There is also a second gate to know: DRADeviceTaintRules (Beta, default: false) controls a separate capability for admin-defined taint rules applied across devices. It requires explicit activation and is distinct from DRADeviceTaints.
GPU partitioning with MIG
NVIDIA MIG (Multi-Instance GPU) is the reference implementation for DRAPartitionableDevices. An A100 with 40 GB running the all-balanced profile can be split into partitions like:
- 2x
1g.5gbfor light inference - 1x
2g.10gbfor mid-size workloads - 1x
3g.20gbfor heavier training
On an 8-GPU node, that's 32 independently schedulable slices with hardware isolation: dedicated compute units, memory controllers, and cache per slice.
Each MIG partition is published as a separate device in ResourceSlice with its own attributes. The scheduler matches ResourceClaims against partitions, not physical GPUs. Allocation happens at scheduling time, not at runtime. That eliminates the race conditions that device plugins deal with via mutex locks and retry loops.

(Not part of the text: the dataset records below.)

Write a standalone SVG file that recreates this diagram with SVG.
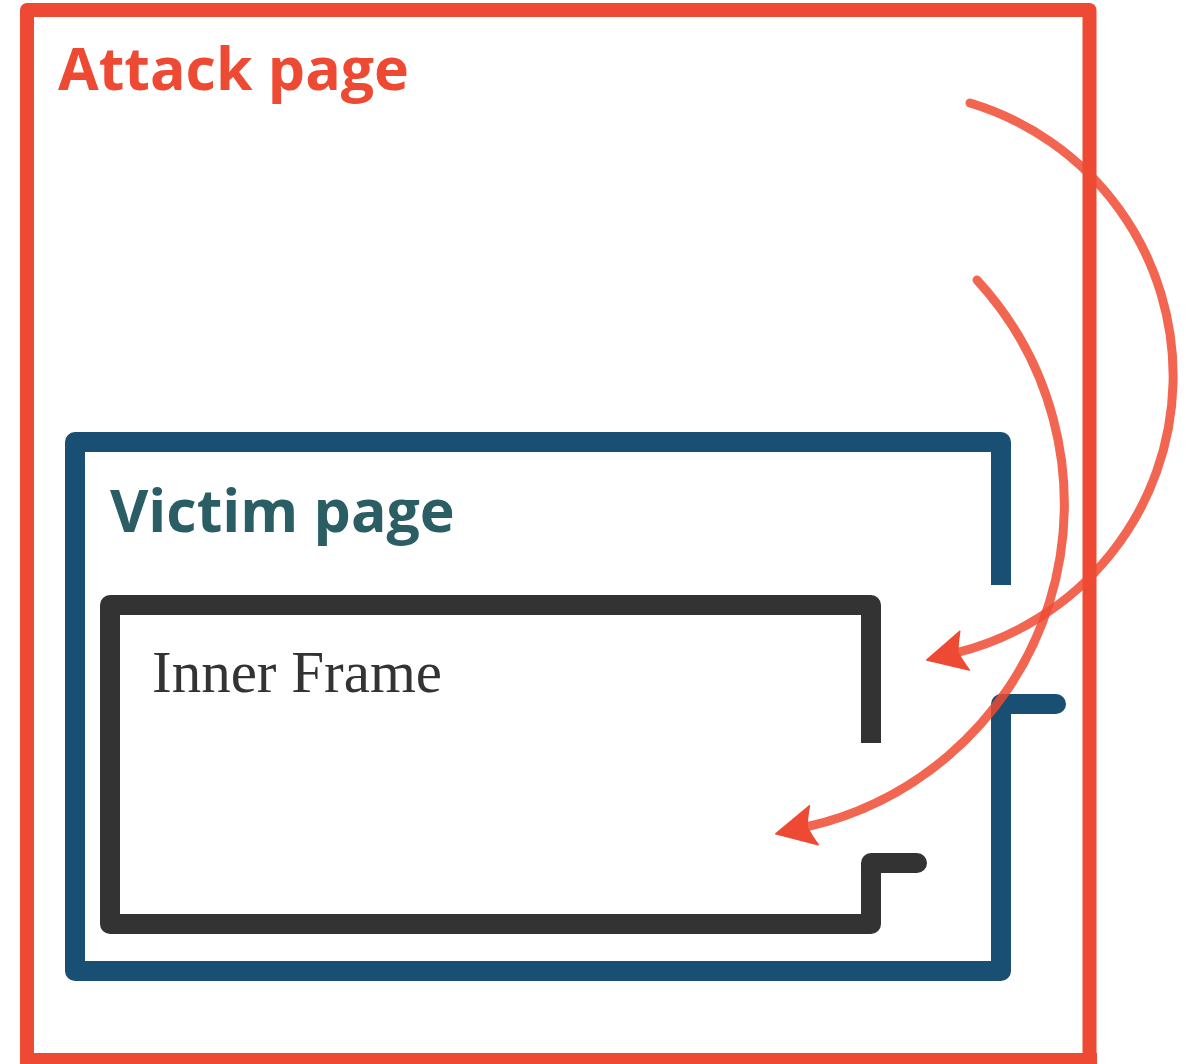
<svg xmlns="http://www.w3.org/2000/svg" width="1188" height="1064" viewBox="0 0 1188 1064">
  <style>
    .frame { fill: none; stroke-linejoin: round; }
    .attack { stroke: #ee4a33; stroke-width: 14; }
    .victim { stroke: #184f72; stroke-width: 20; }
    .inner { stroke: #333333; stroke-width: 20; }
    .stub { stroke-linecap: round; }
    .title { font-family: "Open Sans", "Liberation Sans", sans-serif; font-weight: 700; font-size: 59px; }
    .label { font-family: "Liberation Serif", "DejaVu Serif", serif; font-size: 59px; fill: #333333; }
    .flow { fill: none; stroke: #ee4a33; stroke-width: 9; stroke-opacity: 0.85; stroke-linecap: round; }
  </style>
  <defs>
    <marker id="head" markerUnits="userSpaceOnUse" markerWidth="60" markerHeight="60" refX="0" refY="0" orient="auto" overflow="visible">
      <path d="M31,0 L-8,-20 Q-3,-8 -1,0 Q-3,8 -8,20 Z" fill="#ee4a33" stroke="#ee4a33" stroke-width="1.5" stroke-linejoin="round"/>
    </marker>
  </defs>

  <rect width="1188" height="1064" fill="#ffffff"/>

  <!-- outer page -->
  <g id="attack-page">
    <path class="frame attack" d="M27,1070 V10 H1089.5 V1070"/>
    <path class="frame attack" d="M20,1060 H1097"/>
    <text class="title" x="58" y="90" fill="#ee4a33">Attack page</text>
  </g>

  <!-- framed page -->
  <g id="victim-page">
    <path class="frame victim" d="M1001,585 V442 H75 V971 H1001 V704"/>
    <line class="victim stub" x1="1001" y1="704" x2="1056" y2="704" stroke-width="13"/>
    <text class="title" x="110" y="532" fill="#2b5e64">Victim page</text>
  </g>

  <!-- nested frame -->
  <g id="inner-frame">
    <path class="frame inner" d="M871,743 V605 H110 V924 H871 V863"/>
    <line class="inner stub" x1="871" y1="863" x2="917" y2="863" stroke-width="12"/>
    <text class="label" x="152" y="692">Inner Frame</text>
  </g>

  <!-- curved arrows -->
  <g id="connectors">
    <path class="flow" d="M970,103 A285,285 0 0 1 956.8,652.6" marker-end="url(#head)"/>
    <path class="flow" d="M977,280 A331,331 0 0 1 806,827" marker-end="url(#head)"/>
  </g>
</svg>
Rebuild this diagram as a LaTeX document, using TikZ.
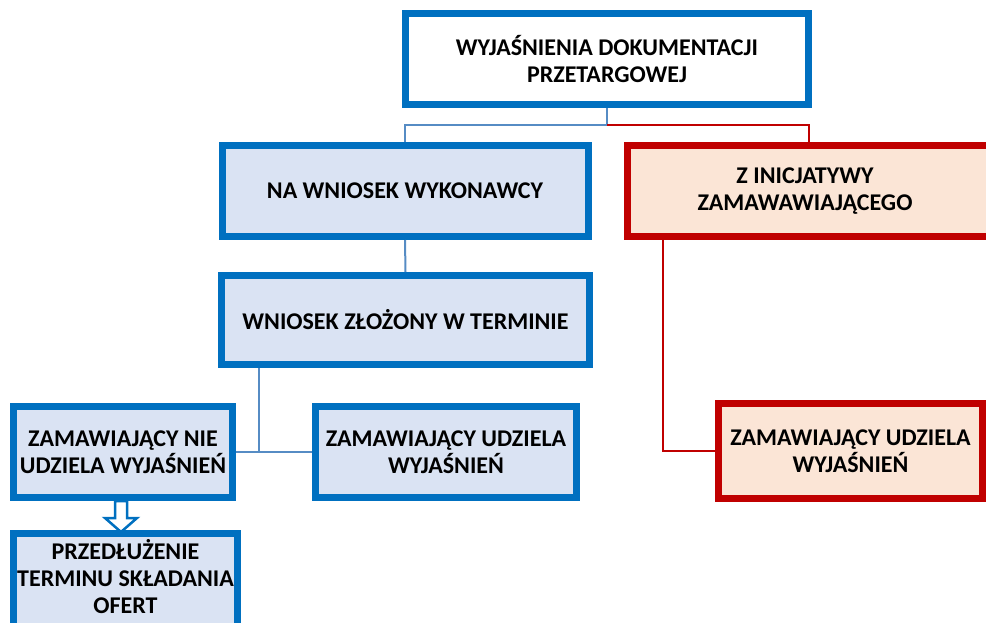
\documentclass[tikz,border=0pt]{standalone}
\usepackage{fontspec}
\setmainfont{Carlito}
\usetikzlibrary{positioning,calc}
\definecolor{ramblue}{RGB}{0,112,192}
\definecolor{linblue}{RGB}{86,140,196}
\definecolor{boxblue}{RGB}{218,227,243}
\definecolor{ramred}{RGB}{192,0,0}
\definecolor{boxred}{RGB}{251,229,214}

\begin{document}
\begin{tikzpicture}[x=1pt,y=-1pt,
	kast/.style={rectangle,draw=ramblue,fill=boxblue,line width=7pt,align=center,
		font=\fontsize{24}{27}\selectfont\bfseries,inner sep=2pt},
	kastrood/.style={kast,draw=ramred,fill=boxred},
	tekst/.style={align=center,font=\fontsize{24}{27}\selectfont\bfseries},
	lijn/.style={draw=linblue,line width=2pt},
	lijnrood/.style={draw=ramred,line width=2pt}
]
	\path[use as bounding box,clip] (0,0) rectangle (986,623);
	% bovenste niveau
	\node[kast,fill=white,minimum width=403pt,minimum height=91pt] (top) at (607,59) {WYJAŚNIENIA DOKUMENTACJI\\PRZETARGOWEJ};
	\node[kast,minimum width=366pt,minimum height=91pt] (wyk) at (405,191) {NA WNIOSEK WYKONAWCY};
	\node[kastrood,minimum width=420pt,minimum height=91pt,anchor=west] (inic) at (624,191) {};
	\node[tekst] (inictekst) at (805,191) {Z INICJATYWY\\ZAMAWAWIAJĄCEGO};
	% tweede niveau
	\node[kast,minimum width=368pt,minimum height=89pt] (term) at (405.5,320) {WNIOSEK ZŁOŻONY W TERMINIE};
	\node[kast,minimum width=219pt,minimum height=91pt] (nie) at (123,452) {ZAMAWIAJĄCY NIE\\UDZIELA WYJAŚNIEŃ};
	\node[kast,minimum width=261pt,minimum height=91pt] (udz) at (446,452) {ZAMAWIAJĄCY UDZIELA\\WYJAŚNIEŃ};
	\node[kastrood,minimum width=264pt,minimum height=95pt] (udzrood) at (850.5,451) {ZAMAWIAJĄCY UDZIELA\\WYJAŚNIEŃ};
	\node[kast,minimum width=224pt,minimum height=110pt,anchor=north] (ofert) at (125.5,530) {};
	\node[tekst] (oferttekst) at (125.5,577) {PRZEDŁUŻENIE\\TERMINU SKŁADANIA\\OFERT};
	% verbindingen
	\coordinate (knoop) at (259,452);
	\draw[lijn] (top.south) -- ++(0,17) -| (wyk.north);
	\draw[lijnrood] (top.south) ++(0,17) -| (809,142);
	\draw[lijn] (wyk.south) -- (term.north);
	\draw[lijn] (term.south -| knoop) -- (knoop);
	\draw[lijn] (nie.east) -- (udz.west);
	\draw[lijnrood] ($(inic.south west)+(39,0)$) |- (udzrood.west);
	% dubbele pijl
	\coordinate (pijl) at ($(nie.south)+(-2,0)$);
	\draw[draw=ramblue,line width=2.5pt,fill=white,line join=miter]
		($(pijl)+(-6,0)$) -- ++(0,17) -- ++(-10,0) -- ($(pijl)+(0,31)$)
		-- ($(pijl)+(16,17)$) -- ++(-10,0) -- ++(0,-17) -- cycle;
\end{tikzpicture}
\end{document}
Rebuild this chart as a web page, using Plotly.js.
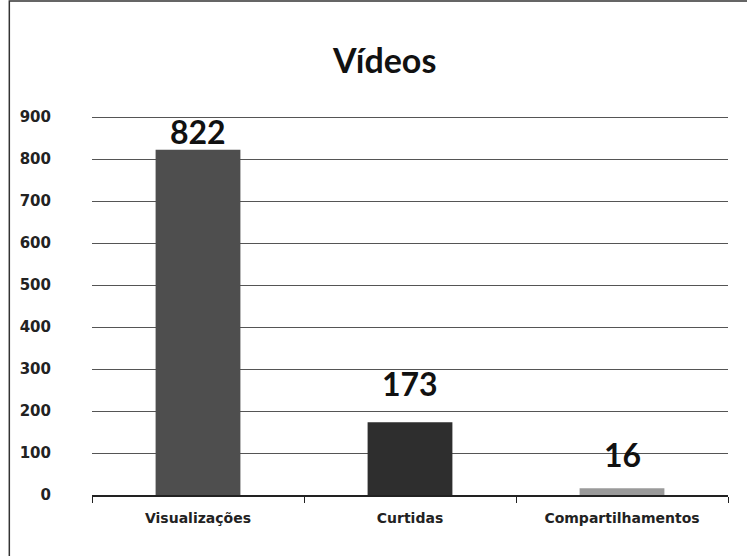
<!DOCTYPE html>
<html><head><meta charset="utf-8">
<script src="https://cdn.plot.ly/plotly-3.0.1.min.js"></script>
<style>body{margin:0;background:#fff}#c{width:747px;height:556px}</style>
</head><body><div id="c"></div>
<script>
const categories = ["Visualizações", "Curtidas", "Compartilhamentos"];
const values = [822, 173, 16];
const yTicks = [0, 100, 200, 300, 400, 500, 600, 700, 800, 900];

const barColors = ["#4e4e4e", "#2e2e2e", "#9a9a9a"];
const labelShift = [18, 39, 34];

Plotly.newPlot("c", [{
  type: "bar",
  x: categories,
  y: values,
  marker: {color: barColors, line: {width: 0}},
  width: 0.4,
  hoverinfo: "skip"
}], {
  width: 747, height: 556,
  paper_bgcolor: "#fff", plot_bgcolor: "#fff",
  margin: {l: 92, r: 19, t: 115, b: 61},
  title: {text: "<b>Vídeos</b>", x: 0.515, xanchor: "center", y: 0.89, yanchor: "middle",
          font: {family: "Lato", size: 34, color: "#111"}},
  showlegend: false,
  bargap: 0.6,
  xaxis: {
    tickson: "boundaries", ticks: "outside", ticklen: 6, tickcolor: "#222",
    showline: true, linecolor: "#222", linewidth: 1.5,
    ticklabelstandoff: 10,
    tickfont: {family: "DejaVu Sans", size: 14, color: "#222", weight: "bold"},
    fixedrange: true
  },
  yaxis: {
    range: [0, 905], tickvals: yTicks, ticktext: yTicks.map(String),
    showgrid: true, gridcolor: "#555", gridwidth: 1,
    zeroline: false, showline: false, ticks: "",
    ticklabelstandoff: 40,
    tickfont: {family: "DejaVu Sans", size: 15, color: "#222", weight: "bold"},
    fixedrange: true
  },
  annotations: categories.map((c, i) => ({
    x: c, y: values[i], xref: "x", yref: "y",
    text: "<b>" + values[i] + "</b>", showarrow: false,
    yanchor: "middle", yshift: labelShift[i],
    font: {family: "Lato", size: 32, color: "#111"}
  })),
  shapes: [{type: "rect", xref: "paper", yref: "paper",
            x0: -0.13, x1: 1.05, y0: -0.2, y1: 1.3,
            line: {color: "#333", width: 1.5}, fillcolor: "rgba(0,0,0,0)"}]
}, {staticPlot: true});
</script></body></html>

One practical catch: if you run the all-balanced profile (heterogeneous partitions), GPU Operator must be configured with mig.strategy: "mixed". Without it, GPU Feature Discovery marks the devices as invalid and they don't appear to the scheduler.
On AKS, MIG via DRA is confirmed working as of March 2026. On EKS, DRA was enabled with Kubernetes 1.33 (May 2025). Both managed services use NVIDIA's k8s-dra-driver component for MIG support, which ships with GPU Operator 25.x integration. This is separate from the device plugin shipped with earlier GPU Operator versions; do not assume DRA-level MIG support from GPU Operator 24.x.
Device taints
Device taints work like node taints but at the device level. A DRA driver can put a taint on a single GPU without touching the node. Pods without a matching toleration won't schedule to that device.
Practical use: rolling hardware maintenance on a live GPU cluster. Mark gpu-0 with maintenance=true:NoSchedule. Running workloads drain gradually as they complete. Service the card. Remove the taint. The node stays up throughout.
For distributed training jobs, a node drain is expensive. Aborting a multi-day training run costs real money and time. Per-device taints make planned maintenance possible without that cost.
What breaks before you ship this to prod
ResourceClaims are immutable. Once created, you cannot modify a claim. If your workload's hardware requirements change, you create a new claim. This is intentional (allocation integrity) but means your job manifests need to be rebuilt, not patched.
Devices must be co-located with the pod. There is no cross-node device sharing. If your job needs two GPUs on different nodes, DRA cannot help with that topology. Plan your node sizing accordingly.
DRA drivers are more complex than device plugins. Writing a DRA-compatible driver requires implementing the full ResourceSlice publication loop, health reporting, and CEL attribute schema. Third-party hardware support will lag behind the ecosystem maturity. AMD's ROCm DRA driver is under active development but not production-ready as of Q2 2026.
Managed service support is not uniform. AKS and EKS have DRA with MIG. GKE's GA status with DRA is not confirmed at the same level. Check your specific provider version and their DRA documentation before building on this assumption.
NVIDIA's own documentation still flags caveats. As of late 2025, NVIDIA's published documentation described DRA as "not yet supported for production use" in some sections. That status is evolving rapidly with GPU Operator 25.x, but verify against current NVIDIA documentation before committing to DRA in a production GPU cluster.
The mechanics are solid. The ecosystem around the mechanics is still catching up.